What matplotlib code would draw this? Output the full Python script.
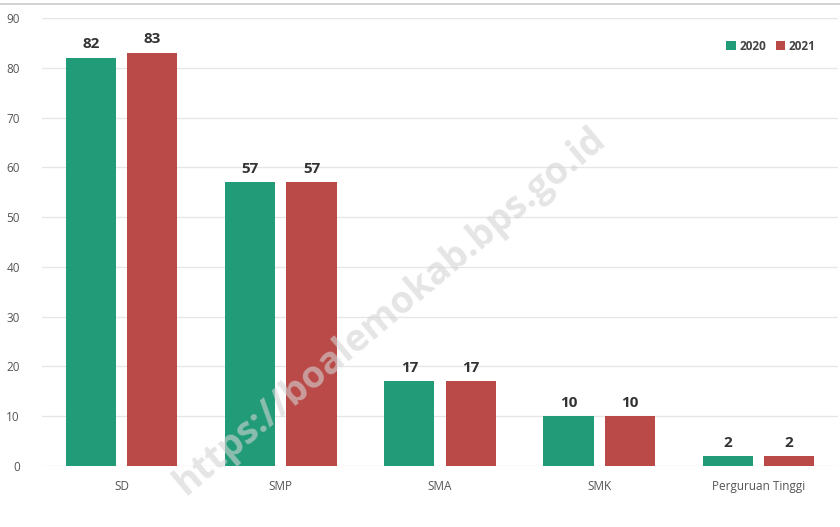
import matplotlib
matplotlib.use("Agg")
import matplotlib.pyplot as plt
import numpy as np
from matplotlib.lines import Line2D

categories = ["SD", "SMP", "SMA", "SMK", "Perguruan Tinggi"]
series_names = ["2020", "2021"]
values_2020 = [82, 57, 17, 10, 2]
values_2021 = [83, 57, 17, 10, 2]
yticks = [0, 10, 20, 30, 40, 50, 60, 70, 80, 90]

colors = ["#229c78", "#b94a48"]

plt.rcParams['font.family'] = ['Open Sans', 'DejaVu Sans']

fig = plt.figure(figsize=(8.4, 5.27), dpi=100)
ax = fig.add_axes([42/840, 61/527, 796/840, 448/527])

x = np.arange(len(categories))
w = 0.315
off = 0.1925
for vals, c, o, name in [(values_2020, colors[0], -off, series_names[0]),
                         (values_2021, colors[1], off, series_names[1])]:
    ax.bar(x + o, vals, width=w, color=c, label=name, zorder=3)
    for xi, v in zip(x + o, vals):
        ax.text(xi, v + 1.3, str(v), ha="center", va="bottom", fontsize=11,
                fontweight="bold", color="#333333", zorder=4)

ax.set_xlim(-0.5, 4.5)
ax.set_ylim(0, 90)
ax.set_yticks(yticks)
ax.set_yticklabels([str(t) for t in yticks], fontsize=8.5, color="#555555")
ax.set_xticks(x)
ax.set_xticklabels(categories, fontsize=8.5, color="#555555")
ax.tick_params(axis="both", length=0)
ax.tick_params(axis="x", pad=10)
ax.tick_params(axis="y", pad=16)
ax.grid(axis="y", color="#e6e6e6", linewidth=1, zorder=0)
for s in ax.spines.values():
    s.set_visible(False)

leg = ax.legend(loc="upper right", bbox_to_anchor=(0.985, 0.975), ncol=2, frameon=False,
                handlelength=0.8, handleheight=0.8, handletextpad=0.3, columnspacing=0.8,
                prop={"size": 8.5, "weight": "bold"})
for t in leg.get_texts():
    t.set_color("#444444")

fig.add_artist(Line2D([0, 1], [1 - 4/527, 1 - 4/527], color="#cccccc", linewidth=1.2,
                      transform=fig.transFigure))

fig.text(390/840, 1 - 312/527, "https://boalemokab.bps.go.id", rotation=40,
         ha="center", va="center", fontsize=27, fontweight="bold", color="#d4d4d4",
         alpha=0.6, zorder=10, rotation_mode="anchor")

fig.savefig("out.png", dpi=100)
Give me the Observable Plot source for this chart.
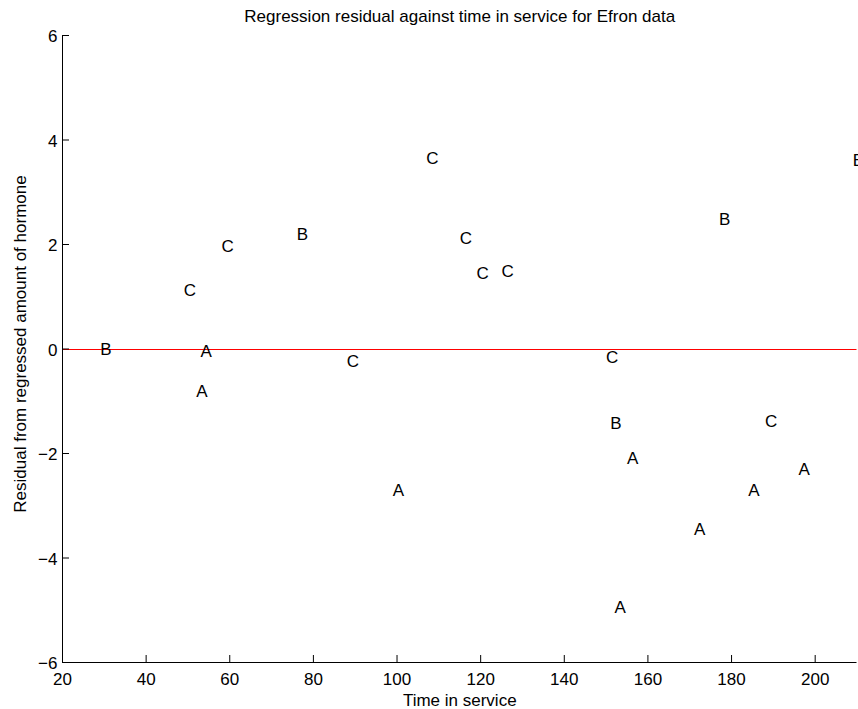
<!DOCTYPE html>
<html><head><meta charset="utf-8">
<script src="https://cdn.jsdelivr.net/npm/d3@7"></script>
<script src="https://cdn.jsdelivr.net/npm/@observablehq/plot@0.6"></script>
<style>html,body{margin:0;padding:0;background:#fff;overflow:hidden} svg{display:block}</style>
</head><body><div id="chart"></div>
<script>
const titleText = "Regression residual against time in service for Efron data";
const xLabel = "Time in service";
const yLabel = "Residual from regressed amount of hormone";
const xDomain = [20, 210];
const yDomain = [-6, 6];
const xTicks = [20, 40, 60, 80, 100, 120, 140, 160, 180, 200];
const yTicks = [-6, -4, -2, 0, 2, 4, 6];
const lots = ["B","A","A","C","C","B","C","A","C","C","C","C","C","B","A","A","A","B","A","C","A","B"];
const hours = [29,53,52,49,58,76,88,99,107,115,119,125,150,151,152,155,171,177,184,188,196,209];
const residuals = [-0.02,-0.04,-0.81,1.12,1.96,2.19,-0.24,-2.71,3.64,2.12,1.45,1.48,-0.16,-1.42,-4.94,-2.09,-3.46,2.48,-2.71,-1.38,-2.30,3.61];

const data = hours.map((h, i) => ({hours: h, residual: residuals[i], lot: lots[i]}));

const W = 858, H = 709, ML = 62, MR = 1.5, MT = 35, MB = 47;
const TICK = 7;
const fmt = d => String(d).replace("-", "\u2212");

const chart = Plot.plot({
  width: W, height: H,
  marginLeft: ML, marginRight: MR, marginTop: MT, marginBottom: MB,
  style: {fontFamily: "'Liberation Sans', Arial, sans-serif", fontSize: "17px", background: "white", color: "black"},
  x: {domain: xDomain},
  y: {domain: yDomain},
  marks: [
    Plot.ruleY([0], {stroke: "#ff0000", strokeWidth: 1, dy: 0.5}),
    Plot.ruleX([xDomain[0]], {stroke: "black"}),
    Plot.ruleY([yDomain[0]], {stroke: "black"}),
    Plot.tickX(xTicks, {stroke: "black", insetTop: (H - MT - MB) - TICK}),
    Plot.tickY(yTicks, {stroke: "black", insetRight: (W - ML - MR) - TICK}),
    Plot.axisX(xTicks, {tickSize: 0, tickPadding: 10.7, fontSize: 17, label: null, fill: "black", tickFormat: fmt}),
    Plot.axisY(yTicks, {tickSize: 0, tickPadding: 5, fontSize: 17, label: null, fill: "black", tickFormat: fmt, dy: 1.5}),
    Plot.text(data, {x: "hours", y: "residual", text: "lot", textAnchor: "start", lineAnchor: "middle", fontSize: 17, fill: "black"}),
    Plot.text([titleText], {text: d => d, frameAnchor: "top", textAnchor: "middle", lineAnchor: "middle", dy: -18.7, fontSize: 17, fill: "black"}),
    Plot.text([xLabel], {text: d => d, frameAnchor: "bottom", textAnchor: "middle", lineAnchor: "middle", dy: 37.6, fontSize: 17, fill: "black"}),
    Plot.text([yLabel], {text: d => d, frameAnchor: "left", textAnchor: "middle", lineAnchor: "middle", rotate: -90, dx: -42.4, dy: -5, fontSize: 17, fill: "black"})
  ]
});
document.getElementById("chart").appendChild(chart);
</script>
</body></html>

···

• _STATED EXERCISE_: Except for the pictures, reproduce every line exactly.

• _RESPONSE_:
What matplotlib code would draw this? Output the full Python script.
import matplotlib
matplotlib.use("Agg")
import matplotlib.pyplot as plt
import numpy as np
from matplotlib.lines import Line2D

categories = ["SD", "SMP", "SMA", "SMK", "Perguruan Tinggi"]
series_names = ["2020", "2021"]
values_2020 = [82, 57, 17, 10, 2]
values_2021 = [83, 57, 17, 10, 2]
yticks = [0, 10, 20, 30, 40, 50, 60, 70, 80, 90]

colors = ["#229c78", "#b94a48"]

plt.rcParams['font.family'] = ['Open Sans', 'DejaVu Sans']

fig = plt.figure(figsize=(8.4, 5.27), dpi=100)
ax = fig.add_axes([42/840, 61/527, 796/840, 448/527])

x = np.arange(len(categories))
w = 0.315
off = 0.1925
for vals, c, o, name in [(values_2020, colors[0], -off, series_names[0]),
                         (values_2021, colors[1], off, series_names[1])]:
    ax.bar(x + o, vals, width=w, color=c, label=name, zorder=3)
    for xi, v in zip(x + o, vals):
        ax.text(xi, v + 1.3, str(v), ha="center", va="bottom", fontsize=11,
                fontweight="bold", color="#333333", zorder=4)

ax.set_xlim(-0.5, 4.5)
ax.set_ylim(0, 90)
ax.set_yticks(yticks)
ax.set_yticklabels([str(t) for t in yticks], fontsize=8.5, color="#555555")
ax.set_xticks(x)
ax.set_xticklabels(categories, fontsize=8.5, color="#555555")
ax.tick_params(axis="both", length=0)
ax.tick_params(axis="x", pad=10)
ax.tick_params(axis="y", pad=16)
ax.grid(axis="y", color="#e6e6e6", linewidth=1, zorder=0)
for s in ax.spines.values():
    s.set_visible(False)

leg = ax.legend(loc="upper right", bbox_to_anchor=(0.985, 0.975), ncol=2, frameon=False,
                handlelength=0.8, handleheight=0.8, handletextpad=0.3, columnspacing=0.8,
                prop={"size": 8.5, "weight": "bold"})
for t in leg.get_texts():
    t.set_color("#444444")

fig.add_artist(Line2D([0, 1], [1 - 4/527, 1 - 4/527], color="#cccccc", linewidth=1.2,
                      transform=fig.transFigure))

fig.text(390/840, 1 - 312/527, "https://boalemokab.bps.go.id", rotation=40,
         ha="center", va="center", fontsize=27, fontweight="bold", color="#d4d4d4",
         alpha=0.6, zorder=10, rotation_mode="anchor")

fig.savefig("out.png", dpi=100)
Give me the Observable Plot source for this chart.
<!DOCTYPE html>
<html><head><meta charset="utf-8">
<script src="https://cdn.jsdelivr.net/npm/d3@7"></script>
<script src="https://cdn.jsdelivr.net/npm/@observablehq/plot@0.6"></script>
<style>html,body{margin:0;padding:0;background:#fff;overflow:hidden} svg{display:block}</style>
</head><body><div id="chart"></div>
<script>
const titleText = "Regression residual against time in service for Efron data";
const xLabel = "Time in service";
const yLabel = "Residual from regressed amount of hormone";
const xDomain = [20, 210];
const yDomain = [-6, 6];
const xTicks = [20, 40, 60, 80, 100, 120, 140, 160, 180, 200];
const yTicks = [-6, -4, -2, 0, 2, 4, 6];
const lots = ["B","A","A","C","C","B","C","A","C","C","C","C","C","B","A","A","A","B","A","C","A","B"];
const hours = [29,53,52,49,58,76,88,99,107,115,119,125,150,151,152,155,171,177,184,188,196,209];
const residuals = [-0.02,-0.04,-0.81,1.12,1.96,2.19,-0.24,-2.71,3.64,2.12,1.45,1.48,-0.16,-1.42,-4.94,-2.09,-3.46,2.48,-2.71,-1.38,-2.30,3.61];

const data = hours.map((h, i) => ({hours: h, residual: residuals[i], lot: lots[i]}));

const W = 858, H = 709, ML = 62, MR = 1.5, MT = 35, MB = 47;
const TICK = 7;
const fmt = d => String(d).replace("-", "\u2212");

const chart = Plot.plot({
  width: W, height: H,
  marginLeft: ML, marginRight: MR, marginTop: MT, marginBottom: MB,
  style: {fontFamily: "'Liberation Sans', Arial, sans-serif", fontSize: "17px", background: "white", color: "black"},
  x: {domain: xDomain},
  y: {domain: yDomain},
  marks: [
    Plot.ruleY([0], {stroke: "#ff0000", strokeWidth: 1, dy: 0.5}),
    Plot.ruleX([xDomain[0]], {stroke: "black"}),
    Plot.ruleY([yDomain[0]], {stroke: "black"}),
    Plot.tickX(xTicks, {stroke: "black", insetTop: (H - MT - MB) - TICK}),
    Plot.tickY(yTicks, {stroke: "black", insetRight: (W - ML - MR) - TICK}),
    Plot.axisX(xTicks, {tickSize: 0, tickPadding: 10.7, fontSize: 17, label: null, fill: "black", tickFormat: fmt}),
    Plot.axisY(yTicks, {tickSize: 0, tickPadding: 5, fontSize: 17, label: null, fill: "black", tickFormat: fmt, dy: 1.5}),
    Plot.text(data, {x: "hours", y: "residual", text: "lot", textAnchor: "start", lineAnchor: "middle", fontSize: 17, fill: "black"}),
    Plot.text([titleText], {text: d => d, frameAnchor: "top", textAnchor: "middle", lineAnchor: "middle", dy: -18.7, fontSize: 17, fill: "black"}),
    Plot.text([xLabel], {text: d => d, frameAnchor: "bottom", textAnchor: "middle", lineAnchor: "middle", dy: 37.6, fontSize: 17, fill: "black"}),
    Plot.text([yLabel], {text: d => d, frameAnchor: "left", textAnchor: "middle", lineAnchor: "middle", rotate: -90, dx: -42.4, dy: -5, fontSize: 17, fill: "black"})
  ]
});
document.getElementById("chart").appendChild(chart);
</script>
</body></html>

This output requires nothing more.